By FERGUS SHAW

Within multi asset portfolios, we hold equity positions with diverse exposure to the Value factor.

This is to add diversity alongside long term growth allocations. To date these have comprised a global value style tracker, a US small cap value tracker and a European smaller company tracker. We continue to hold a meaningful exposure to Japan which is construed by some allocators as offering value. Finally, we hold a long-dated call option in the European banks sub-index. 

We term this group of holdings “Value Recovery”. However, they represent a far more diverse set of opportunities with a range of drivers than a simple allocation to a single style. Further, by implementing with passive vehicles, we retain full flexibility in terms of position sizing and timing.  

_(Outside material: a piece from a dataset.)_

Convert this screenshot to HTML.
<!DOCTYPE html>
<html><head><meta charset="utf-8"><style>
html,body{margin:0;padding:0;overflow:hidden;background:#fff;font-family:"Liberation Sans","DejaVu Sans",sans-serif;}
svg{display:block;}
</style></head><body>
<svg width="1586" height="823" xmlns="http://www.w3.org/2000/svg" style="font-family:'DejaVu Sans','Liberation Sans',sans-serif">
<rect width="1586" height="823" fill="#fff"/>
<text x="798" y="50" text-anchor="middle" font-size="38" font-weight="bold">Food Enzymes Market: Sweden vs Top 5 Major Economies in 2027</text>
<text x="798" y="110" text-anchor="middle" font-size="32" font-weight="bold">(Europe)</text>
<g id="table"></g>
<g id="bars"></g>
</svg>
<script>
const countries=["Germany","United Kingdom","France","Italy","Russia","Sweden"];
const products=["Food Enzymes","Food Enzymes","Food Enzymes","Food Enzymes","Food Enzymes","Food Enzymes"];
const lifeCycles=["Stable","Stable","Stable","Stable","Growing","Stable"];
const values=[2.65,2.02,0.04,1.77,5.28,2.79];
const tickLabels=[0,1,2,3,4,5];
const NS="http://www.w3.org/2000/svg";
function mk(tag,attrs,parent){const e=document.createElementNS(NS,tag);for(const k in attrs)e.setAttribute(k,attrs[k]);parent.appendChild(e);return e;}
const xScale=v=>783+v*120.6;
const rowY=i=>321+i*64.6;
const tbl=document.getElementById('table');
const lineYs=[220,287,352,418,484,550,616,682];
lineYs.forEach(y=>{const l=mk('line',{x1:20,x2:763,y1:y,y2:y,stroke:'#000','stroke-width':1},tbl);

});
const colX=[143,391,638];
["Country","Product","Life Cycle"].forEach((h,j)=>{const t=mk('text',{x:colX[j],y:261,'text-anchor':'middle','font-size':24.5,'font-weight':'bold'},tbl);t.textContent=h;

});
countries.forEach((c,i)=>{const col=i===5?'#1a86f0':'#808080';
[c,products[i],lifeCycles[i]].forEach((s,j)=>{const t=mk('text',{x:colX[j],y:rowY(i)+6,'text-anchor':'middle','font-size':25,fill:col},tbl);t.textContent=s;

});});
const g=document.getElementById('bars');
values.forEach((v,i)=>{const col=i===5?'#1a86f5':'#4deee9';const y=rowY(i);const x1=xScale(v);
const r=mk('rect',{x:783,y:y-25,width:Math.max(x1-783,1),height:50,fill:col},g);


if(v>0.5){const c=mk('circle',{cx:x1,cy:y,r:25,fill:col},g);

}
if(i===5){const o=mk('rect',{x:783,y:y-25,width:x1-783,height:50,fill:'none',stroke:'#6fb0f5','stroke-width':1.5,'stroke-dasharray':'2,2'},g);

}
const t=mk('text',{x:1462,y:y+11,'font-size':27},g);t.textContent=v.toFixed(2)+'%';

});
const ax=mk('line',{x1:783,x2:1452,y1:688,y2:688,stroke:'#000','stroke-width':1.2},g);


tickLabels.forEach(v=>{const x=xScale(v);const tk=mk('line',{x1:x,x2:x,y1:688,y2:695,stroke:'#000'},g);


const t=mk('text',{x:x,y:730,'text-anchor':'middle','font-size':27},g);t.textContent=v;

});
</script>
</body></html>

When adopting a global approach, industry and sector drivers have tended to take precedence over country analysis. Europe’s financial system has been under intense pressure since the financial crisis resulting in European Banks trading very cheaply and this sector will tend to enjoy relief rallies when the outlook for the economy is shown to be less bad than expected.  Notwithstanding, country factors can still provide pressure point opportunities.

Japan has long been identifiable as a market offering relative valuation attraction when combined with the catalyst of positive corporate governance evolution.  Closer to home, the UK equity market has been a global underperformer for an extended period and soundly ignored since the Brexit vote in 2016. This has certainly created a pressure point which might well be combined with optimism given the process of Brexit is now underway and businesses can act with greater clarity, meanwhile the UK’s apparent leadership in delivering a vaccine program bodes well for recovery in the domestic economy. While concentrated in a small number of industries at the top, the UK equity market offers significant breadth further down the market capitalisation hierarchy combined with greater exposure to the domestic economy.

We have added to these a UK exposure via a holding in the Vanguard FTSE 250 ETF. The choice of a tracker vehicle rather than active manager allocation indicates our flexibility within the multi asset portfolios which own direct securities, specialist active managers, index exposures and investment trusts.

This provides exposure to the mid cap universe in the UK which carries greater domestic exposure than the index of largest companies and is more diverse. This allocation will benefit from improvement in the domestic economy which will be aided by a likely successful vaccination program and ironing out of the challenges presented by the new relationship with Europe. We have previously used this index to build exposure to the UK equity market. The mid cap index benefits from the tendency of overvalued companies to be promoted to the FTSE 100 and the fact that it contains many successful, niche businesses. The group of companies within trade at an historic price to earnings (PE) ratio of 15.6x and historic dividend yield of 2.1%.